Wednesday, July 02, 2008

Apparently, I'm an Asshole

I didn't expect her to turn and say, "It's too late to apologize."
I'm still sorry about the whole mixup.

So my friend Mary asked me to see Wall-E with her on Tuesday. I have no problem with the movie in itself. I am just not the core demographic that Pixar was going for (aka I don't have kids or a vage). So I agreed to go because I would either think it was okay to good or fall asleep which I desperately need to do from time to time. More on the movie later. I agreed to meet Mary at THE MARIKKA'S on Southland Drive so that we could carpool and save a couple of bucks. In my mind, the plan was to take her slightly more environmentally friendly car. Not only would we be saving the environment, but in case I passed out from exhaustion and/or boredom - I would have someone to drive me closer to home.

Now this is where the story heats up. I am slightly crippled and more than a little self-centered at the moment and by moment I mean the last thirty-some odd years. I had PLANNED to be at Marikka's around 6:30 to watch volleyball and make some sales. I didn't THINK I needed to be at Marikka's until 7:25 in order to catch the 7:45 show. I was later informed that I was mistaken. When I got off work, I went by the parents' house for a few minutes and then worked out in the dojo. I then busted my wig, because it was getting out of control for the summer cut. There's only so much rushing you can do with a razor in your hand. As I was gathering all my work materials to pile into the car, I heard my phone ring. I wasn't able to catch it before it clicked to voicemail. As soon as I started the car, I called Mary and told her I was on the way. She was not thrilled with me. We discussed some options including seeing a later show.

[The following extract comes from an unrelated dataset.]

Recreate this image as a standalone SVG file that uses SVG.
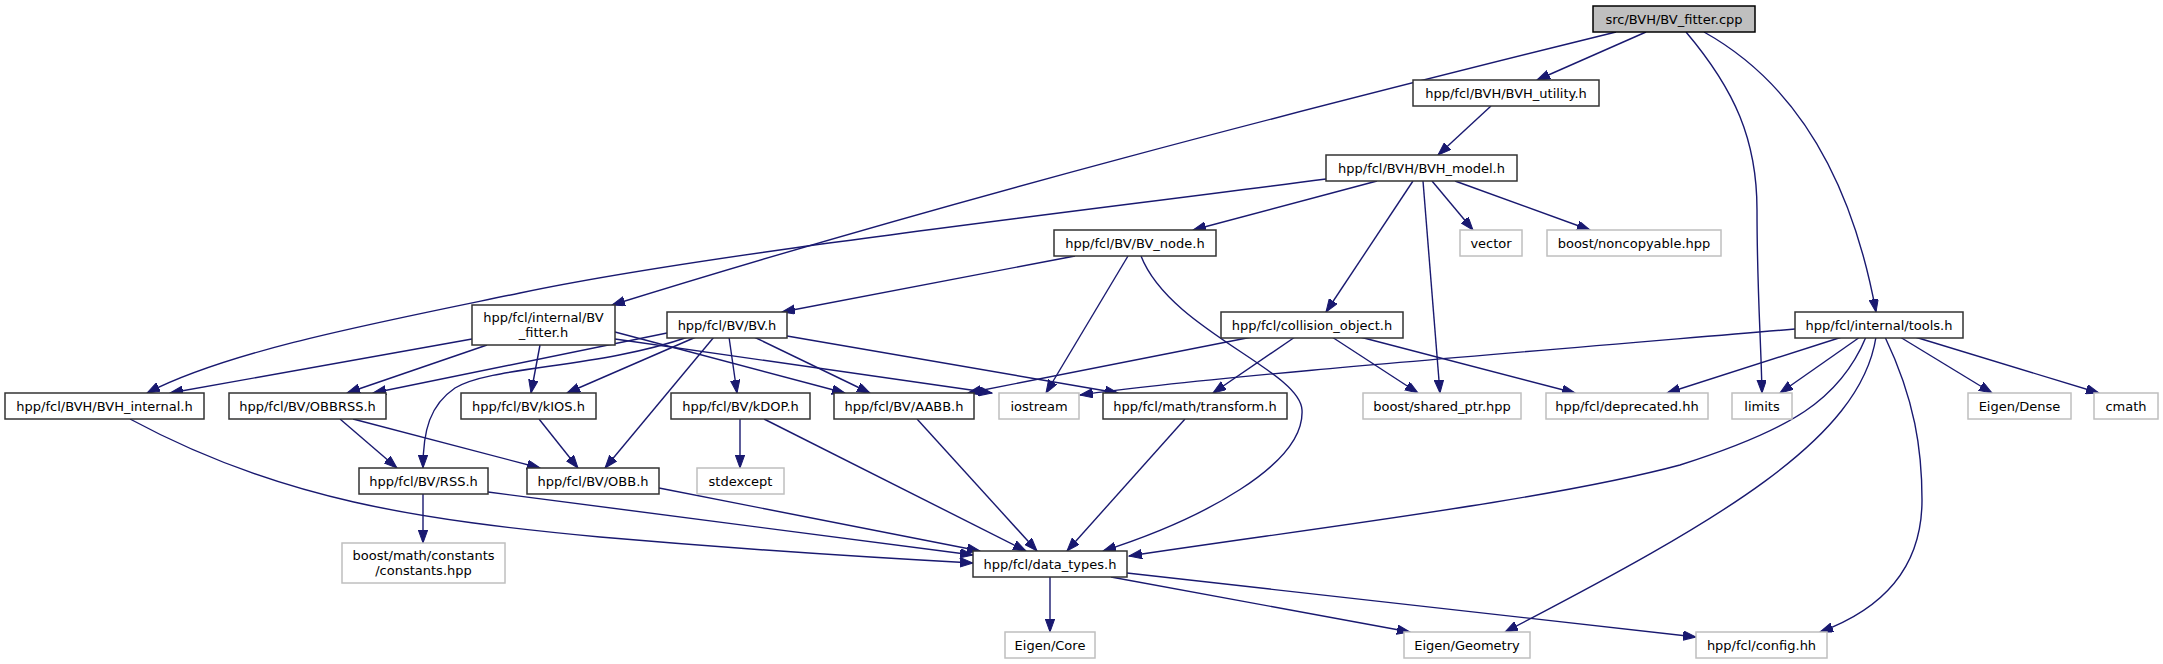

I THOUGHT we were now going to the 9 o'clock and took my time getting to Marikka's. When I pulled up, Mary jumped in the car and said, "Let's go. We'll make the movie, but miss the previews." Someone must be unfamiliar with the term Hemi. Or that I on occasion drive above the posted speed limits. We made it to AmStar, waited in line for tickets, waited in line at the ticket tearing area and still made 2 out of 3 previews both of which were terrible children's movies coming up for the Thanksgiving and Christmas holidays.

You think the story's over, but I'm about to begin. We get back to Marikka's on Southland Drive and Mary decides to take a poll or vote if you will. It went a little something like this. "Does Brett's tardiness which led to me missing the previews make him an asshole?" Doug Jr. - my business partner mind you, "Yes. I'm a preview guy and only an asshole would keep me from seeing the previews." Kelly - from the ref's chair, "What an asshole. Definitely an asshole." Lindsey - from the scorer's chair in which I taught her everything she knows, "Gotta go with asshole on this one." At that point my eyes glazed over, so I'm not sure how Jenny and Sara actually voted but I was later told it was unanimous. So I apparently have the most supportive friends in the world.

I am officially apologizing in front of everyone I know. "I'm sorry you didn't get to see the previews at the beginning of the robot-sex movie that you invited me to see."

4 Comments:

Blogger Philip Deskins said...

Never keep girls waiting. NEVER

July 03, 2008 10:14 AM  
Blogger B$ said...

It would have been great to get that memo a week ago. But the objection to my tardiness is duly noted by the travel stenographer.

July 03, 2008 1:28 PM  
Blogger Sherman said...

A little late to your defense, but I say fuck the previews. The vast majority of upcoming movies are going to suck anyway. Who cares about the previews for them?

July 06, 2008 11:30 PM  
Blogger B$ said...

I usually don't mind the previews that come before films like Iron Man and The Incredible Hulk. Wall-E had previews for some terrible kids' movies. It's twue. It's twue.